Cornell is a unique memory. It was a good time, but I also remember it was painful. It was painful, yet lovely. There were so many meaningful deep conversations in Cascadilla Hall, and in Eddygate. There were strong friendships formed. There were tears. There were amazing God moments, where you can really see God moving on campus, in people's hearts, through people's visions. But academics was hard. Not being smart enough was hard. Late nights, all nighters, cold winters, depression, unexplainable emotions, relational drama, etc. Cornell has some of the highest highs and lowest lows. Maybe not the highest and not the lowest anymore, but definitely has some of the top 5 best and worst times of my life.

The Israelites in the dessert who keep forgetting what God has done. And the disciples who forget Jesus just multiplied bread, though that's not really forgetting. That is more like not implementing that knowledge into an understanding of who Jesus is.

Memory is important because we need to remember what God has done, because that helps us know and remember who He is, and it helps keep us humble and thankful.
In the same way, if we remember what people have done in our lives, it keeps us humble and thankful and probably fosters better relationships.
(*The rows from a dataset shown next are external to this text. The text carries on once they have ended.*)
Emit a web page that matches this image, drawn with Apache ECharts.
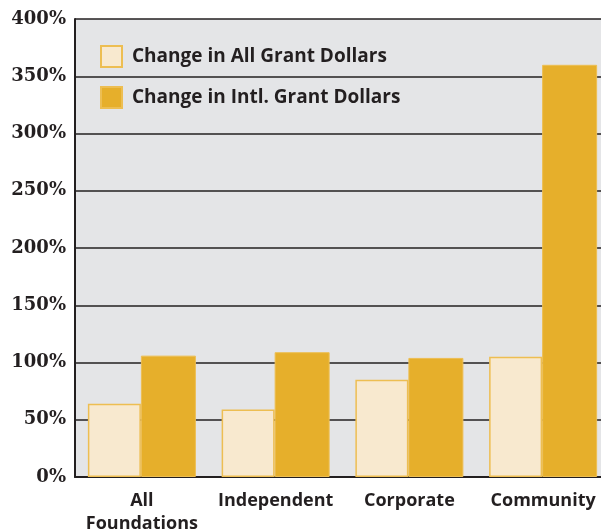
<!DOCTYPE html>
<html>
<head>
<meta charset="utf-8">
<script src="https://cdn.jsdelivr.net/npm/echarts@6/dist/echarts.min.js"></script>
<style>
  html, body { margin: 0; padding: 0; background: #fff; }
  #main { width: 601px; height: 529px; }
</style>
</head>
<body>
<div id="main"></div>
<script>
// data
var categories = ["All\nFoundations", "Independent", "Corporate", "Community"];
var allGrantChange = [64, 59, 85, 105];
var intlGrantChange = [106, 109, 104, 360];
var seriesNames = ["Change in All Grant Dollars", "Change in Intl. Grant Dollars"];

var myChart = echarts.init(document.getElementById("main"));

var option = {
  animation: false,
  grid: {
    left: 75,
    right: -9, // plot runs past the right edge
    top: 19,
    bottom: 52,
    outerBoundsMode: "none",
    show: true,
    backgroundColor: "#E4E5E7",
    borderWidth: 0
  },
  legend: {
    orient: "vertical",
    left: 100,
    top: 45,
    padding: 0,
    itemWidth: 21,
    itemHeight: 21,
    itemGap: 18,
    icon: "rect",
    textStyle: {
      fontFamily: "Open Sans",
      fontWeight: "bold",
      fontSize: 19,
      color: "#231F20",
      padding: [0, 0, 0, 5]
    },
    data: seriesNames
  },
  xAxis: {
    type: "category",
    data: categories,
    axisTick: { show: false },
    axisLine: { lineStyle: { color: "#231F20", width: 2 } },
    axisLabel: {
      interval: 0,
      color: "#231F20",
      fontFamily: "Open Sans",
      fontWeight: "bold",
      fontSize: 18,
      lineHeight: 23,
      margin: 12
    }
  },
  yAxis: {
    type: "value",
    min: 0,
    max: 400,
    interval: 50,
    axisLine: { show: true, lineStyle: { color: "#231F20", width: 2 } },
    axisTick: { show: false },
    splitLine: { lineStyle: { color: "#231F20", width: 1.5 } },
    axisLabel: {
      formatter: "{value}%",
      color: "#231F20",
      fontFamily: "DejaVu Serif",
      fontWeight: "bold",
      fontSize: 18,
      margin: 9
    }
  },
  series: [
    {
      name: seriesNames[0],
      type: "bar",
      data: allGrantChange,
      barWidth: 53,
      barGap: "0%",
      itemStyle: { color: "#F8E9CF", borderColor: "#EDBE52", borderWidth: 1.5 }
    },
    {
      name: seriesNames[1],
      type: "bar",
      data: intlGrantChange,
      barWidth: 55,
      itemStyle: { color: "#E6AF2B", borderColor: "#EDBE52", borderWidth: 1 }
    }
  ]
};
myChart.setOption(option);
</script>
</body>
</html>
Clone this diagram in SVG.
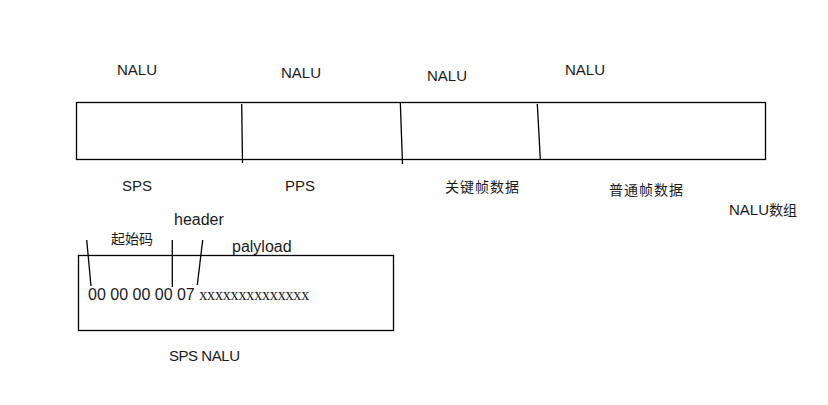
<svg xmlns="http://www.w3.org/2000/svg" width="828" height="405" viewBox="0 0 828 405">
<style>
.t{font-family:"Liberation Sans","Noto Sans CJK SC",sans-serif;font-size:15px;fill:#1a1a1a}
.b{font-size:16px}
.c{font-family:"Noto Sans CJK SC","Liberation Sans",sans-serif;font-size:14px;fill:#1a1a1a}
.s{font-family:"Liberation Serif",serif;font-size:16px;fill:#1a1a1a}
.ln{stroke:#000;stroke-width:1.3;fill:none}
</style>
<rect width="828" height="405" fill="#fff"/>
<g id="nalu-array">
<rect class="ln" x="76.5" y="102.5" width="689" height="57"/>
<text class="t" x="117" y="75">NALU</text>
<text class="t" x="281" y="77.5">NALU</text>
<text class="t" x="427" y="81">NALU</text>
<text class="t" x="565" y="75">NALU</text>
<text class="t" x="122" y="191">SPS</text>
<text class="t" x="285" y="191">PPS</text>
<text class="c" x="445" y="192" textLength="74">关键帧数据</text>
<text class="c" x="609" y="195" textLength="74">普通帧数据</text>
<text class="t" x="729" y="215">NALU<tspan class="c">数组</tspan></text>
</g>
<g id="sps-nalu">
<rect class="ln" x="78.5" y="255.5" width="315" height="75"/>
<text class="t b" x="174" y="225">header</text>
<text class="c" x="111" y="244">起始码</text>
<text class="t b" x="232" y="252">palyload</text>
<text class="t b" x="88" y="300">00 00 00 00 07 <tspan class="s" textLength="110">xxxxxxxxxxxxxx</tspan></text>
<text class="t" x="169" y="361" textLength="71">SPS NALU</text>
</g>
<g id="connectors">
<path class="ln" d="M241.7 104 L242.5 163"/>
<path class="ln" d="M400.3 102 L402.5 164"/>
<path class="ln" d="M537.3 104 L540.3 159"/>
<path class="ln" d="M86.7 240 L91 286"/>
<path class="ln" d="M172.3 240 L172.3 287"/>
<path class="ln" d="M202.7 240 L197.3 285"/>
</g>
</svg>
What is the use of remembering the bad things? Part of it is good for learning--to learn from mistakes--whether yours or others. Part of it is just being rooted in reality. If you live in a dream world of only positive things and don't understand the reality of other people's pain, how can you empathize or speak into their lives? God doesn't cause pain, but he doesn't waste our pain.
Also, part of recognizing bad things and pain is so that you can deal with it and truly heal from the root. Truly forgive and let go, and let go of all expectations that your pain would ever be acknowledged. Just give it to God. God doesn't waste our pain. God makes us whole.